- PROBLEM DETAILS
Write out the listing below without alteration, omitting its pictures.
═════ GIVEN DATA ═════
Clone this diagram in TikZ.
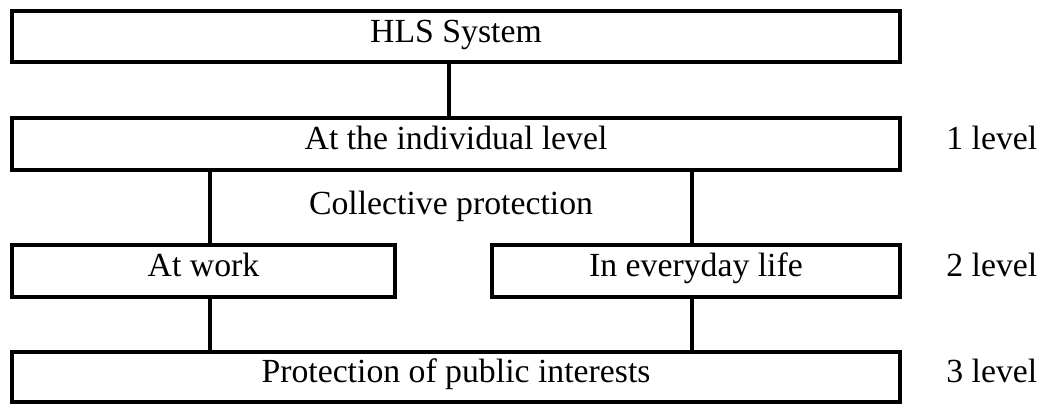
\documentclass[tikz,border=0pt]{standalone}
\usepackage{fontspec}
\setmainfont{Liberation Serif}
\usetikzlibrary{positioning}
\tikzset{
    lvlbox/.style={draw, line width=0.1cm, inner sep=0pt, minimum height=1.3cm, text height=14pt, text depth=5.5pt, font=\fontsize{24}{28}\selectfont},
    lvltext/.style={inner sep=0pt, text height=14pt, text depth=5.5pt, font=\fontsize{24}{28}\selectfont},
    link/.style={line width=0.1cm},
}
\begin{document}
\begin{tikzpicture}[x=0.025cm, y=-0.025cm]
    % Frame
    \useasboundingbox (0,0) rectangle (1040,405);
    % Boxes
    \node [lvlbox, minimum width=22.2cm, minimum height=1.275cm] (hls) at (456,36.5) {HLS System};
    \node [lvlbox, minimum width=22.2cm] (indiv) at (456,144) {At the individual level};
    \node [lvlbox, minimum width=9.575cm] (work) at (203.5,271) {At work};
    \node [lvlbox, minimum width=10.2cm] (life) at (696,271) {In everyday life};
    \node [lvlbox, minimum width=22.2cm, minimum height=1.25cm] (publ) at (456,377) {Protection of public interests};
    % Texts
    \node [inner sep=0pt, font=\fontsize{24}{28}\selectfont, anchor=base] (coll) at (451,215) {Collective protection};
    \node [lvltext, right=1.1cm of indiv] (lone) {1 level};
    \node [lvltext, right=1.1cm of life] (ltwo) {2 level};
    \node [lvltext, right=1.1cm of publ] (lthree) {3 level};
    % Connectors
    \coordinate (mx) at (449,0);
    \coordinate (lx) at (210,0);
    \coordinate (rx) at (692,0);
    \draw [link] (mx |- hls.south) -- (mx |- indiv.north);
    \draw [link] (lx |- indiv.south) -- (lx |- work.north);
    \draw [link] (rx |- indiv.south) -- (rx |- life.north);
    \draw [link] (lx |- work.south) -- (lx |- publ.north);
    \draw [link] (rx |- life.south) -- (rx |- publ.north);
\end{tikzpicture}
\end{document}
═════
- RESPONSE TO THE TASK
Clone this diagram in TikZ.
\documentclass[tikz,border=0pt]{standalone}
\usepackage{fontspec}
\setmainfont{Liberation Serif}
\usetikzlibrary{positioning}
\tikzset{
    lvlbox/.style={draw, line width=0.1cm, inner sep=0pt, minimum height=1.3cm, text height=14pt, text depth=5.5pt, font=\fontsize{24}{28}\selectfont},
    lvltext/.style={inner sep=0pt, text height=14pt, text depth=5.5pt, font=\fontsize{24}{28}\selectfont},
    link/.style={line width=0.1cm},
}
\begin{document}
\begin{tikzpicture}[x=0.025cm, y=-0.025cm]
    % Frame
    \useasboundingbox (0,0) rectangle (1040,405);
    % Boxes
    \node [lvlbox, minimum width=22.2cm, minimum height=1.275cm] (hls) at (456,36.5) {HLS System};
    \node [lvlbox, minimum width=22.2cm] (indiv) at (456,144) {At the individual level};
    \node [lvlbox, minimum width=9.575cm] (work) at (203.5,271) {At work};
    \node [lvlbox, minimum width=10.2cm] (life) at (696,271) {In everyday life};
    \node [lvlbox, minimum width=22.2cm, minimum height=1.25cm] (publ) at (456,377) {Protection of public interests};
    % Texts
    \node [inner sep=0pt, font=\fontsize{24}{28}\selectfont, anchor=base] (coll) at (451,215) {Collective protection};
    \node [lvltext, right=1.1cm of indiv] (lone) {1 level};
    \node [lvltext, right=1.1cm of life] (ltwo) {2 level};
    \node [lvltext, right=1.1cm of publ] (lthree) {3 level};
    % Connectors
    \coordinate (mx) at (449,0);
    \coordinate (lx) at (210,0);
    \coordinate (rx) at (692,0);
    \draw [link] (mx |- hls.south) -- (mx |- indiv.north);
    \draw [link] (lx |- indiv.south) -- (lx |- work.north);
    \draw [link] (rx |- indiv.south) -- (rx |- life.north);
    \draw [link] (lx |- work.south) -- (lx |- publ.north);
    \draw [link] (rx |- life.south) -- (rx |- publ.north);
\end{tikzpicture}
\end{document}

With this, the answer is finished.